(The following article was originally posted on The Rag Blog website on July 11, 2013)
Egypt became
part of the Islamic Arab Empire in 641 when Arab armies replaced Egypt ’s
Byzantine Empire rulers “thanks in part to aid from the indigenous” Egyptian
“population of Coptic Christians,” according to Egypt from
Independence to Revolution, 1919-1952 by Selma Botman. But the
indigenous Coptic Christians in Egypt eventually became a religious minority,
as Egypt was Arabized and Islamized. And by 834 Egypt was an autonomous state
of the Baghdad-based Islamic Arab Empire, which generally permitted it to be
ruled by a locally-based elite of Turkish ethnic background.
In 969, however,
the religious leaders of a Tunisia-based Shiite Islamic sect, the Fatimids,
moved their troops into Egypt from western North Africa, started construction
of the new city of Cairo and began ruling Egypt until 1171.
Between 1171 and
1250, Sunni Islamic religious leaders next ruled Egypt . And then, between 1250
and 1517, the Mamluks—a military dynasty of former soldier-slaves of mostly
ethnic Turkish or Caucasian origin—were the rulers of the autonomous state
of Egypt. And it was during the period when the Mamluks controlled
Egypt that the bubonic plague spread from Europe to Egypt in 1347; and, by
1349, the bubonic plague had caused the death of 33 percent of the people who
had lived in Egypt in 1347 and damaged the economic base of the Mamluk regime.
Then, in the 15th century,
“another serious blow to the Mamluk economy came…when the Portuguese found the
ocean route around Africa, providing Europe with a direct connection to India,
the Far East, and the east coast of Africa, disrupting the Mamluks’ lucrative
Red Sea trade and diminishing the importance of Egypt as a commercial
connection between the Mediterranean and the Red Sea,” according to Jason
Thompson’s A History of Egypt. But after the better
organized, more disciplined, more numerous and better-armed troops of Turkey’s
Ottoman Dynasty rulers defeated the Mamluk forces in the August 1516 Battle of
Marj Dabiq in Syria and marched into Egypt in 1517, Egypt became a subject Arab
province of Turkey’s Ottoman Empire for most of the next 400 years. Yet as The
Rough Guide To Egypt observed, “even after the Turkish conquest,
the Mamluks remained powerful figures in the administration of what was now a
province of the Ottoman Empire ” and “the Mamluk army continued to grow with
the import of Caucasian slaves.” According, for example, to A
History of Egypt:
“…One can speak
of a neo-Mamluk system that prevailed within Ottoman Egypt…The
neo-Mamluks…quickly reinserted themselves into Egypt’s overall military
establishment and again became the most powerful force in the land...The
Ottomans basically kept the commanding heights under their supervision, but
left many administrative tasks to…religious endowments, or waqfs…About
20 percent of the land was religiously held by the end of the 18th century.

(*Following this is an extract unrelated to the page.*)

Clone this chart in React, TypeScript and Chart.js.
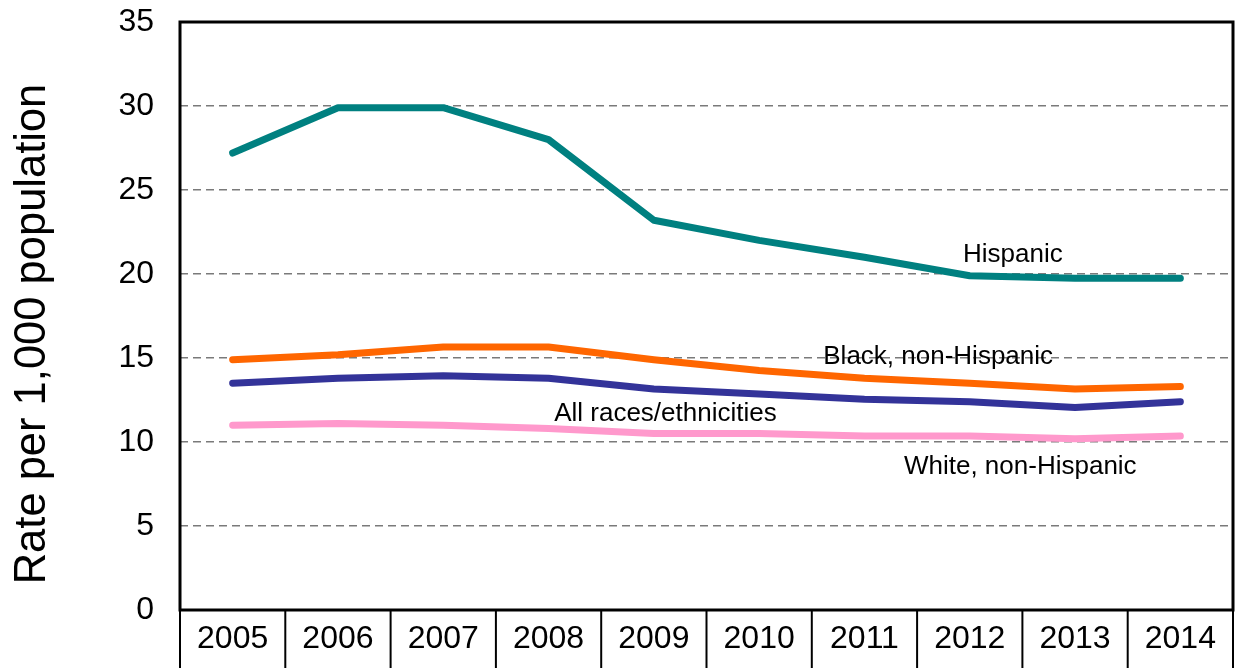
import React, { useEffect, useRef } from "react";
import { Chart, registerables } from "chart.js";

Chart.register(...registerables);

const years = ["2005", "2006", "2007", "2008", "2009", "2010", "2011", "2012", "2013", "2014"];
const hispanic = [27.2, 29.9, 29.9, 28.0, 23.2, 22.0, 21.0, 19.9, 19.75, 19.75];
const blackNonHispanic = [14.9, 15.2, 15.65, 15.65, 14.9, 14.25, 13.8, 13.5, 13.15, 13.3];
const allRaces = [13.5, 13.8, 13.95, 13.8, 13.15, 12.85, 12.55, 12.4, 12.05, 12.4];
const whiteNonHispanic = [11.0, 11.1, 11.0, 10.8, 10.5, 10.5, 10.35, 10.35, 10.2, 10.35];
const yTicks = [0, 5, 10, 15, 20, 25, 30, 35];
const yTitle = "Rate per 1,000 population";

const annotations = [
  { text: "Hispanic", x: 7.41, y: 21.13 },
  { text: "Black, non-Hispanic", x: 6.7, y: 15.06 },
  { text: "All races/ethnicities", x: 4.11, y: 11.67 },
  { text: "White, non-Hispanic", x: 7.48, y: 8.51 },
];

const FONT = "'Liberation Sans', Arial, sans-serif";

export default function App() {
  const ref = useRef<HTMLCanvasElement | null>(null);

  useEffect(() => {
    if (!ref.current) return;
    const framePlugin = {
      id: "frame",
      beforeDatasetsDraw(chart: any) {
        const { ctx, chartArea } = chart;
        ctx.save();
        ctx.strokeStyle = "#000";
        ctx.lineWidth = 3;
        ctx.strokeRect(chartArea.left, chartArea.top, chartArea.right - chartArea.left, chartArea.bottom - chartArea.top);
        ctx.lineWidth = 2;
        const n = years.length;
        const w = (chartArea.right - chartArea.left) / n;
        for (let i = 0; i <= n; i++) {
          const x = chartArea.left + i * w;
          ctx.beginPath();
          ctx.moveTo(x, chartArea.bottom);
          ctx.lineTo(x, chart.height);
          ctx.stroke();
        }
        // y axis title
        ctx.fillStyle = "#000";
        ctx.font = `43.5px ${FONT}`;
        ctx.translate(45, 334);
        ctx.rotate(-Math.PI / 2);
        ctx.textAlign = "center";
        ctx.textBaseline = "alphabetic";
        ctx.fillText(yTitle, 0, 0);
        ctx.restore();
      },
      afterDatasetsDraw(chart: any) {
        const { ctx } = chart;
        const xs = chart.scales.x;
        const ys = chart.scales.y;
        ctx.save();
        ctx.font = `26px ${FONT}`;
        ctx.fillStyle = "#000";
        ctx.textAlign = "center";
        ctx.textBaseline = "middle";
        for (const a of annotations) {
          ctx.fillText(a.text, xs.getPixelForValue(a.x), ys.getPixelForValue(a.y));
        }
        ctx.restore();
      },
    };

    const mk = (label: string, data: number[], color: string) => ({
      label,
      data,
      borderColor: color,
      backgroundColor: color,
      borderWidth: 7,
      pointRadius: 0,
      tension: 0,
      borderCapStyle: "round",
      borderJoinStyle: "round",
      fill: false,
    });

    const chart = new Chart(ref.current, {
      type: "line",
      data: {
        labels: years,
        datasets: [
          mk("Hispanic", hispanic, "#008080"),
          mk("Black, non-Hispanic", blackNonHispanic, "#FF6600"),
          mk("All races/ethnicities", allRaces, "#333399"),
          mk("White, non-Hispanic", whiteNonHispanic, "#FF99CC"),
        ] as any,
      },
      options: {
        animation: false,
        responsive: false,
        maintainAspectRatio: false,
        layout: { padding: { top: 22, right: 3, bottom: 0, left: 0 } },
        plugins: { legend: { display: false }, tooltip: { enabled: false } },
        scales: {
          x: {
            type: "category",
            offset: true,
            grid: { display: false, drawTicks: false },
            border: { display: false },
            ticks: { font: { family: FONT, size: 32 }, color: "#000", padding: 10, maxRotation: 0 },
            afterFit: (s: any) => {
              s.height = 58;
              s.paddingLeft = 0;
              s.paddingRight = 0;
            },
          },
          y: {
            min: 0,
            max: 35,
            afterBuildTicks: (s: any) => {
              s.ticks = yTicks.map((v) => ({ value: v }));
            },
            grid: {
              drawTicks: false,
              color: (c: any) => (c.tick && (c.tick.value === 0 || c.tick.value === 35) ? "rgba(0,0,0,0)" : "#7a7a7a"),
              lineWidth: 1.5,
            },
            border: { display: false, dash: [8, 5] },
            ticks: { font: { family: FONT, size: 32 }, color: "#000", padding: 26 },
            title: { display: false },
            afterFit: (s: any) => {
              s.width = 180;
              s.paddingTop = 0;
              s.paddingBottom = 0;
            },
          },
        },
      },
      plugins: [framePlugin],
    });
    return () => chart.destroy();
  }, []);

  return (
    <div style={{ position: "absolute", left: 0, top: 0, width: 1236, height: 668, background: "#fff" }}>
      <canvas ref={ref} width={1236} height={668} style={{ display: "block" }} />
    </div>
  );
}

The Mamluks…continued to control much of the rest.”
As a province of
the Ottoman Empire, Egypt was exploited as a “breadbasket” and a “land tax”
source for the Turkish imperial government’s treasury; and “ Egypt also
provided a valuable base for Ottoman operations in the Red Sea ,” according to
the same book. But between July, 1798 and September, 1801, Napoleon’s French
troops temporarily occupied Egypt until UK troops and Ottoman troops jointly
recaptured Egypt for Turkey ’s Ottoman Empire in 1801. A new local ruler, a
Turkish military officer named Muhammad Ali, was then appointed as
viceroy/governor/pasha of Egypt by the Turkish government in Istanbul in July,
1805; and the royal dynasty in Egypt which he founded governed Egypt
--usually as puppet rulers for foreign imperialists--until 1952.